Still, the principal (who is now deceased and revered, with a football field named after him) was, like the rest of the faculty, unable to address the matter. As soon as the gay issue came up, he became uncomfortable and avoided the subject entirely. He knew the right thing to do, but could not do it for fear of losing his job. In the end, neither I nor my adversary received any punishment for fighting on school grounds, and nothing changed, and the whole thing was meaningless, except for the satisfaction I got from socking that bastard in the eye.

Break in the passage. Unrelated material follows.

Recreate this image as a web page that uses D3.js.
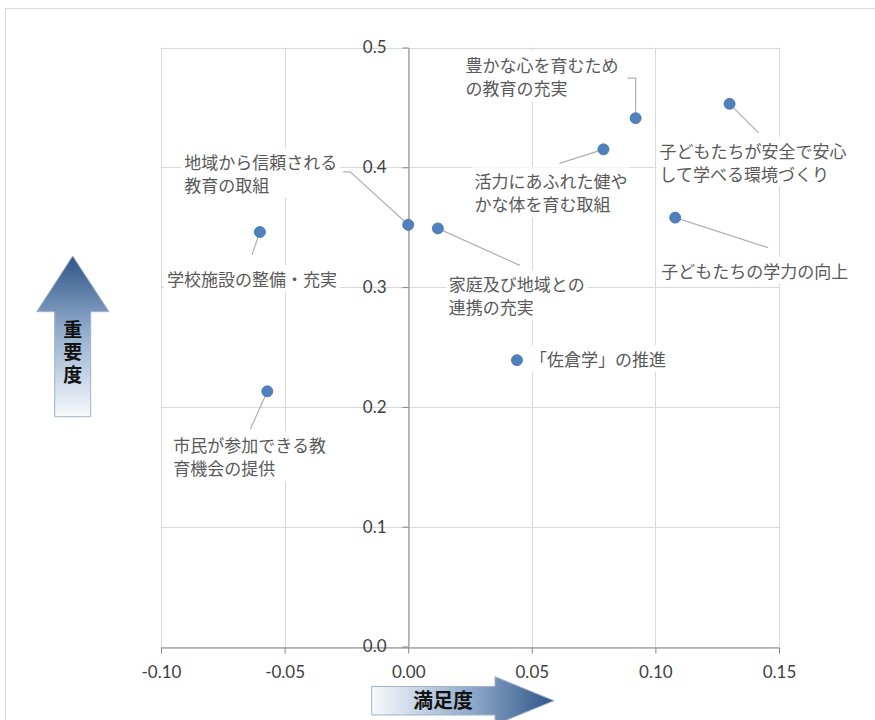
<!DOCTYPE html>
<html>
<head>
<meta charset="utf-8">
<script src="https://cdn.jsdelivr.net/npm/d3@7"></script>
<style>
  body { margin: 0; background: #fff; }
  svg { display: block; }
</style>
</head>
<body>
<div class="chart"></div>
<script>
// satisfaction (x) vs importance (y)
var names = [
  "地域から信頼される\n教育の取組",
  "家庭及び地域との\n連携の充実",
  "学校施設の整備・充実",
  "市民が参加できる教\n育機会の提供",
  "「佐倉学」の推進",
  "活力にあふれた健や\nかな体を育む取組",
  "豊かな心を育むため\nの教育の充実",
  "子どもたちが安全で安心\nして学べる環境づくり",
  "子どもたちの学力の向上"
];
var satisfaction = [0.000, 0.012, -0.060, -0.057, 0.044, 0.079, 0.092, 0.130, 0.108];
var importance   = [0.352, 0.349, 0.346, 0.213, 0.239, 0.415, 0.441, 0.453, 0.358];

var xTicks = [-0.10, -0.05, 0.00, 0.05, 0.10, 0.15];
var yTicks = [0.0, 0.1, 0.2, 0.3, 0.4, 0.5];

// label placement, pixels relative to the point (text start, leader line)
var labelPos = [
  {dx: -224, dy: -62, leader: [[-58, -53], [-65, -53]]},
  {dx: 11, dy: 57, leader: [[82, 37]]},
  {dx: -93, dy: 48, leader: [[-8, 23]]},
  {dx: -94, dy: 55, leader: [[-17, 38]]},
  {dx: 13, dy: 0, leader: []},
  {dx: -129, dy: 33, leader: [[-44, 14]]},
  {dx: -170, dy: -52, leader: [[0, -40], [-8, -40]]},
  {dx: -70, dy: 48, leader: [[29, 29]]},
  {dx: -14, dy: 54, leader: [[93, 30]]}
];

var width = 875, height = 720;
var plotL = 161, plotR = 779, plotT = 47.5, plotB = 646.5;
var jpFont = "'Noto Sans CJK JP', sans-serif";
var numFont = "Lato, 'Open Sans', sans-serif";

var svg = d3.select(".chart").append("svg")
    .attr("width", width)
    .attr("height", height);

var defs = svg.append("defs");
var gUp = defs.append("linearGradient").attr("id", "gUp")
    .attr("x1", 0).attr("y1", 0).attr("x2", 0).attr("y2", 1);
gUp.append("stop").attr("offset", "0%").attr("stop-color", "#2f5586");
gUp.append("stop").attr("offset", "45%").attr("stop-color", "#8fa9cb");
gUp.append("stop").attr("offset", "100%").attr("stop-color", "#f7f9fc");
var gRight = defs.append("linearGradient").attr("id", "gRight")
    .attr("x1", 0).attr("y1", 0).attr("x2", 1).attr("y2", 0);
gRight.append("stop").attr("offset", "0%").attr("stop-color", "#f7f9fc");
gRight.append("stop").attr("offset", "55%").attr("stop-color", "#8fa9cb");
gRight.append("stop").attr("offset", "100%").attr("stop-color", "#2f5586");

// outer frame
svg.append("rect")
    .attr("x", 5.5).attr("y", 8.5)
    .attr("width", 900).attr("height", 800)
    .attr("fill", "none")
    .attr("stroke", "#d9d9d9");

var x = d3.scaleLinear().domain([-0.10, 0.15]).range([plotL, plotR]);
var y = d3.scaleLinear().domain([0, 0.5]).range([plotB, plotT]);

// grid
svg.append("g").selectAll("line").data(xTicks).enter().append("line")
    .attr("x1", function(d) { return Math.round(x(d)) + 0.5; })
    .attr("x2", function(d) { return Math.round(x(d)) + 0.5; })
    .attr("y1", plotT).attr("y2", plotB)
    .attr("stroke", "#d9d9d9");
svg.append("g").selectAll("line").data(yTicks).enter().append("line")
    .attr("x1", plotL).attr("x2", plotR)
    .attr("y1", function(d) { return Math.round(y(d)) + 0.5; })
    .attr("y2", function(d) { return Math.round(y(d)) + 0.5; })
    .attr("stroke", "#d9d9d9");

// axes through zero
var xAxis = svg.append("g")
    .attr("transform", "translate(0," + (Math.round(y(0)) + 0.5) + ")")
    .call(d3.axisBottom(x).tickValues(xTicks).tickFormat(d3.format(".2f"))
      .tickSizeInner(6).tickSizeOuter(0).tickPadding(12));
var yAxis = svg.append("g")
    .attr("transform", "translate(" + (Math.round(x(0)) + 0.5) + ",0)")
    .call(d3.axisLeft(y).tickValues(yTicks).tickFormat(d3.format(".1f"))
      .tickSizeInner(6).tickSizeOuter(0).tickPadding(16));
[xAxis, yAxis].forEach(function(a) {
  a.select(".domain").attr("stroke", "#868686");
  a.selectAll(".tick line").attr("stroke", "#868686");
  a.selectAll("text")
      .attr("fill", "#404040")
      .style("font-family", numFont)
      .style("font-size", "17px");
});
xAxis.selectAll(".tick text").text(function(d) { return d3.format(".2f")(d).replace("−", "-"); });

// leader lines
var pts = names.map(function(n, i) {
  return {name: n, px: x(satisfaction[i]), py: y(importance[i]), lp: labelPos[i]};
});
svg.append("g").selectAll("polyline").data(pts).enter().append("polyline")
    .attr("points", function(d) {
      var p = [[d.px, d.py]].concat(d.lp.leader.map(function(o) { return [d.px + o[0], d.py + o[1]]; }));
      return p.map(function(q) { return q.join(","); }).join(" ");
    })
    .attr("fill", "none")
    .attr("stroke", "#b0b0b0")
    .attr("stroke-width", 1.2);

// labels with white boxes
var lab = svg.append("g").selectAll("g").data(pts).enter().append("g")
    .attr("transform", function(d) { return "translate(" + (d.px + d.lp.dx) + "," + (d.py + d.lp.dy) + ")"; });
lab.each(function(d) {
  var g = d3.select(this);
  var lines = d.name.split("\n");
  var bg = g.append("rect").attr("fill", "#fff");
  var t = g.append("text")
      .attr("fill", "#595959")
      .style("font-family", jpFont)
      .style("font-size", "17px");
  lines.forEach(function(s, k) {
    t.append("tspan").attr("x", 0).attr("y", k * 23).attr("dy", "0.35em").text(s);
  });
  var b = t.node().getBBox();
  bg.attr("x", b.x - 3).attr("y", b.y - 1).attr("width", b.width + 6).attr("height", b.height + 2);
});

// points
svg.append("g").selectAll("circle").data(pts).enter().append("circle")
    .attr("cx", function(d) { return d.px; })
    .attr("cy", function(d) { return d.py; })
    .attr("r", 5.5)
    .attr("fill", "#4f81bd")
    .attr("stroke", "#3f6fa8")
    .attr("stroke-width", 0.8);

// axis title arrows
svg.append("path")
    .attr("d", "M72.7,256 L109,311.7 L90.7,311.7 L90.7,416.7 L54.7,416.7 L54.7,311.7 L36.7,311.7 Z")
    .attr("fill", "url(#gUp)")
    .attr("stroke", "#9fb3cc")
    .attr("stroke-width", 1);
svg.append("text")
    .attr("x", 72.7).attr("y", 330)
    .attr("text-anchor", "middle")
    .style("font-family", jpFont)
    .style("font-size", "19px")
    .style("font-weight", "bold")
    .attr("fill", "#111")
    .selectAll("tspan").data(["重", "要", "度"]).enter().append("tspan")
      .attr("x", 72.7)
      .attr("y", function(d, i) { return 330 + i * 22.5; })
      .attr("dy", "0.35em")
      .text(function(d) { return d; });

svg.append("path")
    .attr("d", "M371.7,686.5 L495,686.5 L495,676.7 L554,700.7 L495,724.7 L495,715 L371.7,715 Z")
    .attr("fill", "url(#gRight)")
    .attr("stroke", "#9fb3cc")
    .attr("stroke-width", 1);
svg.append("text")
    .attr("x", 443).attr("y", 701)
    .attr("dy", "0.35em")
    .attr("text-anchor", "middle")
    .style("font-family", jpFont)
    .style("font-size", "20px")
    .style("font-weight", "bold")
    .attr("fill", "#111")
    .text("満足度");
</script>
</body>
</html>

The reason that the Salt Lake City School District's proposal to ban anti-gay discrimination is important is not because it will put an end to homophobic bullying. It won't. Adolescents are naturally cruel, and they will always find ingenious and clever ways to torment their classmates.
What it will do is give faculty and administration the freedom to deal with horrible situations when they arise. Teachers want to help students. That's what teachers are miserably underpaid to do. So it is a travesty when teachers are afraid to help LGBT students in wretched circumstances for fear of violating some district policy that vaguely forbids "the promotion of homosexuality."
Even though a lot of bad shit happened during my years in public school, I'm happy to say I never attempted physical suicide. But I did commit academic suicide, and I've been paying for it to this day. Today, the problem of anti-gay bullying in schools has reached epidemic proportions, and it's killing LGBT students.
Banning anti-gay discrimination in schools is the only thing that will give teachers the freedom to truly help all their students.
Otherwise, you'll end up with another betrayed, needy generation of resentful "fucking faggots" like me, and I know you really don't want that.
Still, in the spirit of the "It Gets Better" campaign, I'd like to say that things really do get better. Eventually, I was fortunate enough to be adopted into Salt Lake City's LGBT community, and thanks to one wonderful lesbian benefactor, I even got the opportunity to continue my education at the U. Today, I live a happy existence with my partner Dave, and we lead a joyful, domestic life filled with love and creativity.
But, every once in awhile, I'm still haunted by the bad old days. I only hope that future generations can avoid the pain and trauma that has traditionally been the lot of queers in the public school system. The anti-discrimination proposal is an important step toward that goal.
* After several unsavory sessions with Dr. Delbert T. Goates, the good doctor declared me unresponsive to treatment. (Once he told me, "I'm starting to get the feeling you don't want to change" -- to which I replied, "No duh.")
† In fact, I had no idea gay people even existed until the previous year, when HBO aired Arthur Hiller's 1982 melodrama Making Love. The earthshattering realization that I wasn't some kind of solitary freak, and there were others like me in the world, came as a huge relief. Suddenly I could solve the mystery of why my journal was secretly filled with fervid unrequited-love poems about my 9th-grade science teacher Mr. K instead of my 9th-grade geometry teacher Miss W.